Available data

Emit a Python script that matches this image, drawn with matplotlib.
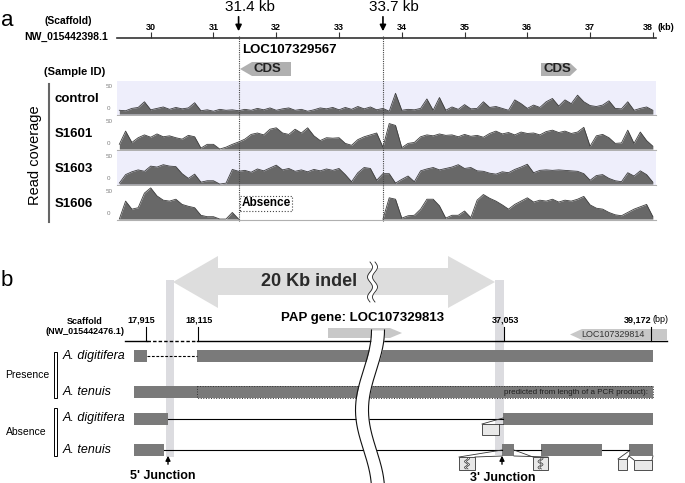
import numpy as np
import matplotlib.pyplot as plt
from matplotlib.patches import Polygon, Rectangle
from matplotlib.transforms import blended_transform_factory

plt.rcParams['font.family'] = ['Liberation Sans', 'DejaVu Sans']

# ---------------- panel a data ----------------
kb_ticks = [30, 31, 32, 33, 34, 35, 36, 37, 38]
breakpoints = [31.4, 33.7]
breakpoint_labels = ['31.4 kb', '33.7 kb']
samples = ['control', 'S1601', 'S1603', 'S1606']
bin_start = 29.5  # kb, read coverage every 0.1 kb
bin_step = 0.1

cov_control = [8, 7, 12, 14, 26, 9, 12, 15, 10, 14,
               11, 13, 24, 7, 9, 6, 10, 8, 9, 7,
               10, 8, 12, 9, 13, 8, 11, 13, 8, 10,
               6, 9, 13, 11, 14, 9, 14, 10, 16, 11,
               15, 9, 12, 6, 44, 8, 10, 9, 12, 32,
               8, 35, 8, 15, 10, 20, 11, 12, 26, 14,
               16, 12, 8, 30, 22, 12, 19, 14, 26, 33,
               17, 30, 22, 40, 26, 18, 16, 19, 28, 12,
               11, 26, 8, 12, 15, 8]
cov_s1601 = [10, 38, 14, 24, 30, 25, 32, 26, 28, 24,
             21, 29, 26, 2, 10, 10, 0, 4, 10, 15,
             21, 31, 34, 30, 42, 45, 34, 31, 42, 34,
             45, 28, 18, 24, 23, 24, 12, 8, 20, 26,
             30, 34, 4, 54, 50, 3, 12, 14, 26, 30,
             28, 32, 29, 30, 26, 31, 27, 29, 25, 33,
             38, 32, 35, 30, 36, 33, 34, 30, 37, 40,
             35, 38, 33, 36, 46, 6, 28, 31, 24, 12,
             13, 40, 12, 36, 18, 6]
cov_s1603 = [2, 20, 26, 30, 27, 38, 36, 41, 38, 37,
             22, 12, 21, 4, 7, 7, 0, 2, 31, 27,
             29, 25, 32, 28, 34, 40, 30, 33, 27, 30,
             26, 31, 28, 32, 29, 33, 20, 5, 24, 35,
             33, 8, 22, 22, 2, 10, 17, 5, 28, 32,
             35, 30, 33, 36, 41, 33, 35, 28, 27, 23,
             21, 26, 24, 31, 36, 42, 24, 29, 30, 29,
             30, 29, 28, 27, 22, 8, 18, 20, 12, 7,
             5, 24, 17, 28, 20, 4]
cov_s1606 = [0, 38, 21, 24, 55, 66, 49, 40, 38, 42,
             31, 27, 24, 8, 5, 5, 0, 0, 14, 0,
             0, 0, 0, 0, 0, 0, 0, 0, 0, 0,
             0, 0, 0, 0, 0, 0, 0, 0, 0, 0,
             0, 0, 0, 45, 42, 2, 7, 8, 21, 42,
             42, 28, 2, 8, 8, 17, 3, 40, 52, 44,
             38, 30, 21, 31, 38, 45, 36, 40, 38, 42,
             36, 40, 38, 42, 48, 30, 23, 21, 14, 9,
             7, 14, 21, 26, 31, 5]
coverage = [cov_control, cov_s1601, cov_s1603, cov_s1606]

# ---------------- panel b data ----------------
scaffold_ticks = ['17,915', '18,115', '37,053', '39,172']
group_names = ['Presence', 'Absence']
row_species = ['A. digitifera', 'A. tenuis', 'A. digitifera', 'A. tenuis']
# blocks along the schematic scaffold (drawing units)
row_blocks = [[(134, 147), (197, 653)],
              [(134, 653)],
              [(134, 168), (503, 653)],
              [(134, 164), (502, 514), (541, 602), (629, 653)]]
row_links = ['dashed', None, 'solid', 'solid']
junction_labels = ["5' Junction", "3' Junction"]

W, H = 685, 483


def px_rect(x0, y0, x1, y1):
    return [x0 / W, 1 - y1 / H, (x1 - x0) / W, (y1 - y0) / H]


fig = plt.figure(figsize=(W / 100, H / 100), dpi=100)
kb_lim = (29.463, 38.05)

# coverage tracks
track_px = [(81, 115), (116, 150), (151, 185), (186, 220)]
track_bg = ['#eeeefb', 'white', '#eeeefb', 'white']
x_bins = bin_start + bin_step * np.arange(len(cov_control))
for vals, (y0, y1), bg in zip(coverage, track_px, track_bg):
    t = fig.add_axes(px_rect(117, y0, 656, y1))
    t.set_xlim(*kb_lim)
    t.set_ylim(-2, 70)
    t.set_facecolor(bg)
    t.fill_between(x_bins, 0, vals, color='#686868', lw=0)
    v = np.array(vals, dtype=float)
    flat = (v == 0) & (np.r_[0, v[:-1]] == 0) & (np.r_[v[1:], 0] == 0)
    v[flat] = np.nan
    t.plot(x_bins, v, color='#3c3c3c', lw=0.6)
    for s in ['top', 'left', 'right']:
        t.spines[s].set_visible(False)
    t.spines['bottom'].set_color('#b0b0b0')
    t.set_xticks([])
    t.set_yticks([])
    t.text(-0.008, 0.85, '50', transform=t.transAxes, ha='right', va='center',
           fontsize=4.5, color='#808080')
    t.text(-0.012, 0.18, '0', transform=t.transAxes, ha='right', va='center',
           fontsize=4.5, color='#808080')

# kb ruler
ax_r = fig.add_axes(px_rect(117, 18, 656, 38))
ax_r.set_xlim(*kb_lim)
ax_r.set_ylim(0, 1)
ax_r.patch.set_alpha(0)
for s in ['top', 'left', 'right']:
    ax_r.spines[s].set_visible(False)
ax_r.spines['bottom'].set_color('#333333')
ax_r.spines['bottom'].set_linewidth(1.2)
ax_r.set_yticks([])
ax_r.set_xticks(kb_ticks)
ax_r.tick_params(axis='x', direction='in', length=4, width=0.8, colors='#333333',
                 labelbottom=False)
for k in kb_ticks:
    ax_r.text(k - (0.08 if k == kb_ticks[-1] else 0), 0.5, str(k), ha='center',
              va='center', fontsize=6.5, weight='bold')
ax_r.text(38.07, 0.5, '(kb)', ha='left', va='center', fontsize=6.5, weight='bold')

# overlay in pixel units
ax = fig.add_axes([0, 0, 1, 1], zorder=10)
ax.set_xlim(0, W)
ax.set_ylim(H, 0)
ax.axis('off')
kb_px = blended_transform_factory(ax_r.transData, ax.transData)

ax.text(1, 21, 'a', fontsize=16, va='center', ha='left')
ax.text(68, 21, '(Scaffold)', fontsize=7.5, weight='bold', ha='center', va='center')
ax.text(108, 37, 'NW_015442398.1', fontsize=7.5, weight='bold', ha='right', va='center')
ax.text(75, 72, '(Sample ID)', fontsize=8, weight='bold', ha='center', va='center')

for bp, lab in zip(breakpoints, breakpoint_labels):
    ax.annotate('', xy=(bp, 34), xytext=(bp, 14), xycoords=kb_px, textcoords=kb_px,
                arrowprops=dict(arrowstyle='-|>', color='k', lw=1.2, mutation_scale=9))
    ax.text(bp + 0.18, 7, lab, transform=kb_px, ha='center', va='center', fontsize=11)
    ax.plot([bp, bp], [36, 221], transform=kb_px, color='#444444', lw=0.8,
            ls=(0, (1, 1)))

ax.text(31.46, 50, 'LOC107329567', transform=kb_px, fontsize=9.5, weight='bold',
        ha='left', va='center')
ax.add_patch(Polygon([(240, 69), (252, 62), (291, 62), (291, 76), (252, 76)],
                     fc='#b0b0b0', ec='none'))
ax.text(267, 69, 'CDS', fontsize=9.5, weight='bold', ha='center', va='center', color='#222222')
ax.add_patch(Polygon([(541, 63), (570, 63), (577, 69.5), (570, 76), (541, 76)],
                     fc='#b0b0b0', ec='none'))
ax.text(557, 69.5, 'CDS', fontsize=9.5, weight='bold', ha='center', va='center', color='#222222')

for name, (y0, y1) in zip(samples, track_px):
    ax.text(55, (y0 + y1) / 2 + 1, name, fontsize=9.5, weight='bold', ha='left', va='center')
ax.text(35, 155, 'Read coverage', rotation=90, fontsize=10.5, ha='center', va='center')
ax.plot([49, 49], [84, 222], color='#666666', lw=1.5)
ax.text(266, 203.5, 'Absence', fontsize=8.5, weight='bold', ha='center', va='center',
        bbox=dict(boxstyle='square,pad=0.15', fc='white', ec='#444444', ls=':', lw=0.8))

# ---------------- panel b ----------------
ax.text(1, 281, 'b', fontsize=16, va='center', ha='left')
ax.add_patch(Polygon([(173, 282), (218, 256), (218, 268), (448, 268), (448, 256),
                      (495, 282), (448, 308), (448, 295), (218, 295), (218, 308)],
                     fc='#dddddd', ec='none', zorder=1))
ax.add_patch(Rectangle((166, 280), 8, 177, fc='#dcdce0', ec='none', zorder=1))
ax.add_patch(Rectangle((495, 280), 9, 175, fc='#dcdce0', ec='none', zorder=1))
ax.text(309, 282, '20 Kb indel', fontsize=13, weight='bold', ha='center', va='center',
        color='#2a2a2a', zorder=2)

# small break mark inside the arrow
ys = np.linspace(262, 302, 60)
cs = 372.5 + 2.5 * np.sin(2 * np.pi * (ys - 262) / 20)
ax.fill_betweenx(ys, cs - 2.5, cs + 2.5, color='white', zorder=3, lw=0)
ax.plot(cs - 2.5, ys, color='#222222', lw=0.6, zorder=3)
ax.plot(cs + 2.5, ys, color='#222222', lw=0.6, zorder=3)

# scaffold line
ax.text(85, 322, 'Scaffold', fontsize=6.5, weight='bold', ha='center', va='center')
ax.text(125, 332, '(NW_015442476.1)', fontsize=6.5, weight='bold', ha='right', va='center')
ax.plot([125, 147], [341, 341], color='k', lw=1, zorder=4)
ax.plot([147, 197], [341, 341], color='k', lw=1, ls=(0, (2.5, 1.5)), zorder=4)
ax.plot([197, 667], [341, 341], color='k', lw=1, zorder=4)
tick_x = [146, 198, 504, 651]
label_x = [141, 199, 506, 651]
for tx, lx, lab in zip(tick_x, label_x, scaffold_ticks):
    ax.plot([tx, tx], [327, 341], color='k', lw=0.8, zorder=4)
    ha = 'right' if lab == scaffold_ticks[-1] else 'center'
    ax.text(lx, 320, lab, fontsize=6.5, weight='bold', ha=ha, va='center')
ax.text(653, 320, '(bp)', fontsize=6.5, ha='left', va='center')

ax.add_patch(Polygon([(570, 334.5), (582, 329), (667, 329), (667, 340), (582, 340)],
                     fc='#c8c8c8', ec='none', zorder=2))
ax.text(613, 334.5, 'LOC107329814', fontsize=6.5, ha='center', va='center', color='#333333', zorder=3)
ax.add_patch(Polygon([(328, 328), (390, 328), (402, 333), (390, 338), (328, 338)],
                     fc='#c8c8c8', ec='none', zorder=2))
ax.text(363, 318, 'PAP gene: LOC107329813', fontsize=9.5, weight='bold', ha='center', va='center')

# rows
row_y = [356, 392, 418.5, 450]
bar_h = 12
for yc, blocks, link, sp in zip(row_y, row_blocks, row_links, row_species):
    for x0, x1 in blocks:
        ax.add_patch(Rectangle((x0, yc - bar_h / 2), x1 - x0, bar_h, fc='#7a7a7a',
                               ec='none', zorder=3))
    if link:
        for (a0, a1), (b0, b1) in zip(blocks[:-1], blocks[1:]):
            ls = (0, (2.5, 1.5)) if link == 'dashed' else '-'
            ax.plot([a1, b0], [yc, yc], color='k', lw=0.8, ls=ls, zorder=3)
    ax.text(63, yc, sp, fontsize=9, style='italic', ha='left', va='center')

ax.add_patch(Rectangle((197, 386), 456, 12, fill=False, ec='#333333', ls=':', lw=0.7, zorder=4))
ax.text(648, 392, 'predicted from length of a PCR product):', fontsize=5.8, ha='right',
        va='center', color='#1e1e1e', zorder=5)

ax.add_patch(Rectangle((54, 352), 3, 46, fill=False, ec='k', lw=0.7))
ax.add_patch(Rectangle((54, 408), 3, 48, fill=False, ec='k', lw=0.7))
ax.text(27, 375, group_names[0], fontsize=7.5, ha='center', va='center')
ax.text(26, 432, group_names[1], fontsize=7.5, ha='center', va='center')


# callout boxes
def callout(box, p_top, p_bot, wavy=False):
    bx0, by0, bx1, by1 = box
    ax.add_patch(Rectangle((bx0, by0), bx1 - bx0, by1 - by0, fc='#e8e8e8', ec='#333333',
                           lw=0.6, zorder=4))
    ax.plot([bx0, p_top[0]], [by0, p_top[1]], color='#333333', lw=0.6, zorder=4)
    ax.plot([bx1, p_bot[0]], [by0, p_bot[1]], color='#333333', lw=0.6, zorder=4)
    if wavy:
        yy = np.linspace(by0 + 1, by1 - 1, 30)
        cx = (bx0 + bx1) / 2 + 1.5 * np.sin(2 * np.pi * (yy - by0) / 6)
        ax.plot(cx - 1, yy, color='#333333', lw=0.5, zorder=5)
        ax.plot(cx + 1, yy, color='#333333', lw=0.5, zorder=5)


callout((482, 424, 499, 435), (503, 418), (503, 424))
callout((459, 457, 475, 470), (502, 450), (502, 456), wavy=True)
callout((533, 457, 548, 470), (514, 450), (514, 456), wavy=True)
callout((618, 459, 627, 470), (629, 451), (629, 456))
callout((634, 460, 652, 470), (629, 456), (653, 456))

# big break mark through the scaffold rows
yb = np.linspace(330, 483, 200)
cb = 370 - 8 * np.cos(2 * np.pi * (yb - 410) / 160)
ax.fill_betweenx(yb, cb - 6.5, cb + 6.5, color='white', lw=0, zorder=6)
ax.plot(cb - 6.5, yb, color='#111111', lw=0.8, zorder=7)
ax.plot(cb + 6.5, yb, color='#111111', lw=0.8, zorder=7)

# junction arrows
for jx, tx, ty, lab in zip([168, 502], [163, 503], [476, 478], junction_labels):
    ax.annotate('', xy=(jx, 453), xytext=(jx, 467),
                arrowprops=dict(arrowstyle='-|>', color='k', lw=1, mutation_scale=7), zorder=8)
    ax.text(tx, ty, lab, fontsize=9, weight='bold', ha='center', va='center', zorder=8)

fig.savefig('out.png', dpi=100)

What is expected
Using the listing, copy every line where the word "matplotlib" shows up.

Written response
Emit a Python script that matches this image, drawn with matplotlib.
import matplotlib.pyplot as plt
from matplotlib.patches import Polygon, Rectangle
from matplotlib.transforms import blended_transform_factory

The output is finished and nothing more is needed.